- [Information provided]
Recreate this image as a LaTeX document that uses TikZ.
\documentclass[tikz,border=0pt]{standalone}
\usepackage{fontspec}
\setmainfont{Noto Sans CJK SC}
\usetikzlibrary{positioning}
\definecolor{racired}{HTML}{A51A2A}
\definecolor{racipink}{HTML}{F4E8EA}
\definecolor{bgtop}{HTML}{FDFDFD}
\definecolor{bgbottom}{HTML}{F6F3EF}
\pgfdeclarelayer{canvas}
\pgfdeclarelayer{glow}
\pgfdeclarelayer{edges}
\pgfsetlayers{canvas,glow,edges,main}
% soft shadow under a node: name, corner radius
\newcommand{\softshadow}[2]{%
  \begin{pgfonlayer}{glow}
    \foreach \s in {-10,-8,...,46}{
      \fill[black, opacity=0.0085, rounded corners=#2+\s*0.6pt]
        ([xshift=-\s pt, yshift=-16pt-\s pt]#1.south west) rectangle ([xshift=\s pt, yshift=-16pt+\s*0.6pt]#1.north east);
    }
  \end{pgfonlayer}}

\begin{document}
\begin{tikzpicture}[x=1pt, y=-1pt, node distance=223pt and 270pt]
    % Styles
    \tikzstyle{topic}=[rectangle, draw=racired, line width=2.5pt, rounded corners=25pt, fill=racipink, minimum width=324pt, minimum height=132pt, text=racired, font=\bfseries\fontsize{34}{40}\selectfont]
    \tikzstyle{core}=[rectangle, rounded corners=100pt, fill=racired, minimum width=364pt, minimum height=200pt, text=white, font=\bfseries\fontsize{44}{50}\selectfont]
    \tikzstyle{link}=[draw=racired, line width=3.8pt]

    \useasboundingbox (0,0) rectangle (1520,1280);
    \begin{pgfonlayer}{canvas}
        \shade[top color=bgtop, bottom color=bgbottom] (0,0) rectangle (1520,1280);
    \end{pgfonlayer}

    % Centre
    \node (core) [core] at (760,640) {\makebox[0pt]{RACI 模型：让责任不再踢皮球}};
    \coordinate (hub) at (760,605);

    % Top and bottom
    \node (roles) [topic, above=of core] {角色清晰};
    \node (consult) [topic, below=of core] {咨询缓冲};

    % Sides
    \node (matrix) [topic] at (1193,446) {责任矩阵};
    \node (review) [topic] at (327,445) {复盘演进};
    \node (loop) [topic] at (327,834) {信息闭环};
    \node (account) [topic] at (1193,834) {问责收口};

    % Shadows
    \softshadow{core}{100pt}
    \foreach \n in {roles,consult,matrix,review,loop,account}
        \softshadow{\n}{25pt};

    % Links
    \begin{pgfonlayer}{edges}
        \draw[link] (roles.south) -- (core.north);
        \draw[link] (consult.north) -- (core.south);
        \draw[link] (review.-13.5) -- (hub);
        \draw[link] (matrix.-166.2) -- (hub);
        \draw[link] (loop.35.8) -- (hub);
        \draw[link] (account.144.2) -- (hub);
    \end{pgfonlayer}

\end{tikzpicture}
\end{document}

- [Problem to work on] Only the lines from the first line of the material above through the line that contains "(account) [topic] at" should be quoted, each one exactly.

- [Expected answer]
Recreate this image as a LaTeX document that uses TikZ.
\documentclass[tikz,border=0pt]{standalone}
\usepackage{fontspec}
\setmainfont{Noto Sans CJK SC}
\usetikzlibrary{positioning}
\definecolor{racired}{HTML}{A51A2A}
\definecolor{racipink}{HTML}{F4E8EA}
\definecolor{bgtop}{HTML}{FDFDFD}
\definecolor{bgbottom}{HTML}{F6F3EF}
\pgfdeclarelayer{canvas}
\pgfdeclarelayer{glow}
\pgfdeclarelayer{edges}
\pgfsetlayers{canvas,glow,edges,main}
% soft shadow under a node: name, corner radius
\newcommand{\softshadow}[2]{%
  \begin{pgfonlayer}{glow}
    \foreach \s in {-10,-8,...,46}{
      \fill[black, opacity=0.0085, rounded corners=#2+\s*0.6pt]
        ([xshift=-\s pt, yshift=-16pt-\s pt]#1.south west) rectangle ([xshift=\s pt, yshift=-16pt+\s*0.6pt]#1.north east);
    }
  \end{pgfonlayer}}

\begin{document}
\begin{tikzpicture}[x=1pt, y=-1pt, node distance=223pt and 270pt]
    % Styles
    \tikzstyle{topic}=[rectangle, draw=racired, line width=2.5pt, rounded corners=25pt, fill=racipink, minimum width=324pt, minimum height=132pt, text=racired, font=\bfseries\fontsize{34}{40}\selectfont]
    \tikzstyle{core}=[rectangle, rounded corners=100pt, fill=racired, minimum width=364pt, minimum height=200pt, text=white, font=\bfseries\fontsize{44}{50}\selectfont]
    \tikzstyle{link}=[draw=racired, line width=3.8pt]

    \useasboundingbox (0,0) rectangle (1520,1280);
    \begin{pgfonlayer}{canvas}
        \shade[top color=bgtop, bottom color=bgbottom] (0,0) rectangle (1520,1280);
    \end{pgfonlayer}

    % Centre
    \node (core) [core] at (760,640) {\makebox[0pt]{RACI 模型：让责任不再踢皮球}};
    \coordinate (hub) at (760,605);

    % Top and bottom
    \node (roles) [topic, above=of core] {角色清晰};
    \node (consult) [topic, below=of core] {咨询缓冲};

    % Sides
    \node (matrix) [topic] at (1193,446) {责任矩阵};
    \node (review) [topic] at (327,445) {复盘演进};
    \node (loop) [topic] at (327,834) {信息闭环};
    \node (account) [topic] at (1193,834) {问责收口};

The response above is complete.